Durchmarsch für Macron
Frankreichs neuer Präsident hat den ersten Stimmungstest bestanden. Nach der ersten Runde der Parlamentswahl ist die absolute Mehrheit für seine Partei in der Nationalversammlung in greifbare Nähe gerückt.
PARIS (bew) Fünf Wochen nach seiner Wahl zum neuen Präsidenten Frankreichs hat Emmanuel Macron mit seiner Partei „La République en Marche“( LREM) auch die erste Runde der Parlamentswahlen mit mehr als 32 Prozent der Stimmen klar für sich entschieden und steuert nun auf eine absolute Mehrheit in der Nationalversammlung zu. Laut Meinungsforschern hat die LREM am kommenden Wochenende die Aussicht auf mindestens 390 der 577 Sitze im französischen Parlament. Das Institut Kantar PublicOnepoint hält sogar bis zu 440 Mandate für möglich.

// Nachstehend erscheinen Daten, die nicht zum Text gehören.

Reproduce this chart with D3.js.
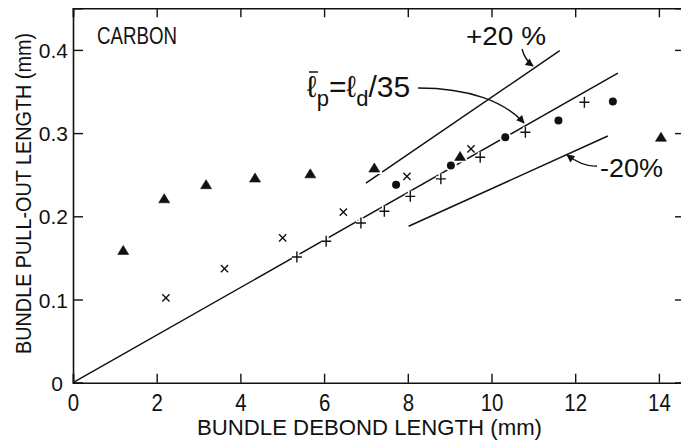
<!DOCTYPE html>
<html>
<head>
<meta charset="utf-8">
<script src="https://cdn.jsdelivr.net/npm/d3@7"></script>
<style>
  body { margin: 0; background: #fff; }
  svg text { font-family: "Liberation Sans", Arial, sans-serif; fill: #111; }
</style>
</head>
<body>
<svg id="plotCanvas" width="681" height="441"></svg>
<script>
// tick values
var xTicks = [0, 2, 4, 6, 8, 10, 12, 14]
var yTicks = [0, 0.1, 0.2, 0.3, 0.4]

// filled triangles
var triX = [1.20, 2.18, 3.18, 4.35, 5.67, 7.20, 9.25, 14.05]
var triY = [0.159, 0.221, 0.238, 0.246, 0.251, 0.258, 0.272, 0.295]
// crosses (x)
var crossX = [2.22, 3.62, 5.01, 6.46, 7.98, 9.51]
var crossY = [0.102, 0.137, 0.174, 0.205, 0.248, 0.281]
// plus signs
var plusX = [5.35, 6.05, 6.88, 7.44, 8.06, 8.79, 9.73, 10.81, 12.22]
var plusY = [0.151, 0.170, 0.192, 0.206, 0.224, 0.245, 0.271, 0.301, 0.337]
// filled circles
var dotX = [7.72, 9.03, 10.33, 11.60, 12.90]
var dotY = [0.238, 0.261, 0.295, 0.315, 0.338]

// reference lines (end points)
var fitX = [0, 13.02], fitY = [0, 0.372]
var upX = [7.00, 11.63], upY = [0.240, 0.399]
var loX = [8.02, 12.78], loY = [0.188, 0.2965]

var svg = d3.select("#plotCanvas")
var pLeft = 73, pRight = 684, pTop = 8.3, pBottom = 382.7

var xScale = d3.scaleLinear().domain([0, 14.6]).range([pLeft, pRight])
var yScale = d3.scaleLinear().domain([0, 0.45]).range([pBottom, pTop])

// marker arrowhead
svg.append("defs").append("marker")
   .attr("id", "arrow")
   .attr("viewBox", "0 0 10 10")
   .attr("refX", 9).attr("refY", 5)
   .attr("markerWidth", 11).attr("markerHeight", 8)
   .attr("markerUnits", "userSpaceOnUse")
   .attr("orient", "auto")
   .append("path").attr("d", "M0,0 L10,5 L0,10 Z").attr("fill", "#111")

// frame axes, ticks point inward
var axB = svg.append("g").attr("transform", "translate(0," + pBottom + ")")
   .call(d3.axisBottom(xScale).tickValues(xTicks).tickSize(-9).tickPadding(11))
var axT = svg.append("g").attr("transform", "translate(0," + pTop + ")")
   .call(d3.axisTop(xScale).tickValues(xTicks).tickSize(-9).tickFormat(""))
var axL = svg.append("g").attr("transform", "translate(" + pLeft + ",0)")
   .call(d3.axisLeft(yScale).tickValues(yTicks).tickSize(-10).tickPadding(5)
      .tickFormat(function(d){ return d === 0 ? "0" : d.toFixed(1) }))
var axR = svg.append("g").attr("transform", "translate(" + pRight + ",0)")
   .call(d3.axisRight(yScale).tickValues(yTicks).tickSize(-9).tickFormat(""))

svg.selectAll(".domain").attr("stroke", "#111").attr("stroke-width", 1.6)
svg.selectAll(".tick line").attr("stroke", "#111").attr("stroke-width", 1.4)
// x labels: slightly narrowed digits, still centred on the tick
axB.selectAll(".tick text").attr("font-size", 24).attr("fill", "#111")
   .attr("transform", "scale(0.85,1)")
axL.selectAll("text").attr("font-size", 21).attr("fill", "#111")
   .attr("dy", "0.36em")
axL.selectAll(".tick").filter(function(d){ return d === 0 })
   .select("text").attr("x", -10)

// axis titles
svg.append("text")
   .attr("x", 197).attr("y", 435)
   .attr("font-size", 22)
   .attr("textLength", 345).attr("lengthAdjust", "spacingAndGlyphs")
   .text("BUNDLE DEBOND LENGTH (mm)")
svg.append("text")
   .attr("transform", "translate(31,354) rotate(-90) scale(1,1.1)")
   .attr("font-size", 19.6)
   .attr("textLength", 321).attr("lengthAdjust", "spacingAndGlyphs")
   .text("BUNDLE PULL-OUT LENGTH (mm)")

svg.append("text")
   .attr("x", 97).attr("y", 43.5)
   .attr("font-size", 23)
   .attr("textLength", 80).attr("lengthAdjust", "spacingAndGlyphs")
   .text("CARBON")

// reference lines
function seg(xs, ys){
   svg.append("line")
      .attr("x1", xScale(xs[0])).attr("y1", yScale(ys[0]))
      .attr("x2", xScale(xs[1])).attr("y2", yScale(ys[1]))
      .attr("stroke", "#111").attr("stroke-width", 1.5)
}
seg(fitX, fitY)
seg(upX, upY)
seg(loX, loY)

// markers, each drawn twice: white halo underneath, black on top
function pts(xs, ys){ return xs.map(function(v, i){ return [v, ys[i]] }) }

var triPath = "M0,-5 L5.5,4 L-5.5,4 Z"
var crossPath = "M-3.6,-3.6 L3.6,3.6 M-3.6,3.6 L3.6,-3.6"
var plusPath = "M-5,0 L5,0 M0,-5.5 L0,5.5"

function drawMarks(data, d, filled, halo){
   var g = svg.append("g")
   g.selectAll("path.h").data(data).enter().append("path")
      .attr("class", "h").attr("d", d)
      .attr("transform", function(p){ return "translate(" + xScale(p[0]) + "," + yScale(p[1]) + ")" })
      .attr("fill", filled ? "#fff" : "none")
      .attr("stroke", "#fff").attr("stroke-width", halo)
   g.selectAll("path.m").data(data).enter().append("path")
      .attr("class", "m").attr("d", d)
      .attr("transform", function(p){ return "translate(" + xScale(p[0]) + "," + yScale(p[1]) + ")" })
      .attr("fill", filled ? "#111" : "none")
      .attr("stroke", "#111").attr("stroke-width", filled ? 0.6 : 1.4)
}
drawMarks(pts(triX, triY), triPath, true, 4)
drawMarks(pts(crossX, crossY), crossPath, false, 5)
drawMarks(pts(plusX, plusY), plusPath, false, 5)

var dg = svg.append("g")
dg.selectAll("circle.h").data(pts(dotX, dotY)).enter().append("circle")
   .attr("class", "h")
   .attr("cx", function(p){ return xScale(p[0]) }).attr("cy", function(p){ return yScale(p[1]) })
   .attr("r", 6).attr("fill", "#fff")
dg.selectAll("circle.m").data(pts(dotX, dotY)).enter().append("circle")
   .attr("class", "m")
   .attr("cx", function(p){ return xScale(p[0]) }).attr("cy", function(p){ return yScale(p[1]) })
   .attr("r", 4).attr("fill", "#111")

// annotations
svg.append("text")
   .attr("x", 466).attr("y", 45)
   .attr("font-size", 25)
   .attr("textLength", 80).attr("lengthAdjust", "spacingAndGlyphs")
   .text("+20 %")
svg.append("path")
   .attr("d", "M522,49 Q525,60 533,66")
   .attr("fill", "none").attr("stroke", "#111").attr("stroke-width", 1.4)
   .attr("marker-end", "url(#arrow)")

var eq = svg.append("text")
   .attr("x", 307).attr("y", 97)
   .attr("font-size", 30)
eq.append("tspan").text("\u2113")
eq.append("tspan").attr("font-size", 22).attr("dy", 9).text("p")
eq.append("tspan").attr("dy", -9).text("=\u2113")
eq.append("tspan").attr("font-size", 22).attr("dy", 9).text("d")
eq.append("tspan").attr("dy", -9).text("/35")
// bar over the first l
svg.append("line")
   .attr("x1", 309).attr("x2", 318).attr("y1", 72).attr("y2", 72)
   .attr("stroke", "#111").attr("stroke-width", 1.5)
svg.append("path")
   .attr("d", "M418,88 C470,88 505,102 524,123")
   .attr("fill", "none").attr("stroke", "#111").attr("stroke-width", 1.4)
   .attr("marker-end", "url(#arrow)")

svg.append("text")
   .attr("x", 600).attr("y", 177)
   .attr("font-size", 25)
   .attr("textLength", 63).attr("lengthAdjust", "spacingAndGlyphs")
   .text("-20%")
svg.append("path")
   .attr("d", "M597,166 Q583,167 567,155")
   .attr("fill", "none").attr("stroke", "#111").attr("stroke-width", 1.4)
   .attr("marker-end", "url(#arrow)")
</script>
</body>
</html>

Die Parlamentswahl ist die Fortsetzung der politischen Umwälzung in Frankreich. Denn Macrons erst im vergangenen Jahr als politische Bewegung gegründete Partei ist bisher gar nicht im Parlament vertreten. Um die 577 Sitze bewerben sich 7882 Kandidaten. Um bereits in der ersten Runde zu gewinnen, brauchen sie die absolute Mehrheit der Stimmen im Wahlkreis und mindestens 25 Prozent der dort registrierten Wähler. Andernfalls treten zu einer zweiten Runde am kommenden Sonntag alle Kandidaten noch einmal an, die in der ersten Runde mindestens 12,5 Prozent der Stimmen bekommen haben. In der zweiten Runde genügt die relative Mehrheit.
Ein Dämpfer ist allerdings die historisch schwache Wahlbeteiligung. Nur jeder zweite Wahlberechtigte ging zur Abstimmung, das ist der niedrigste Wert bei einer Parlamentswahl seit Gründung der Fünften Republik 1958. Vor fünf Jahren hatte die Beteiligung noch bei 57,2 Prozent gelegen.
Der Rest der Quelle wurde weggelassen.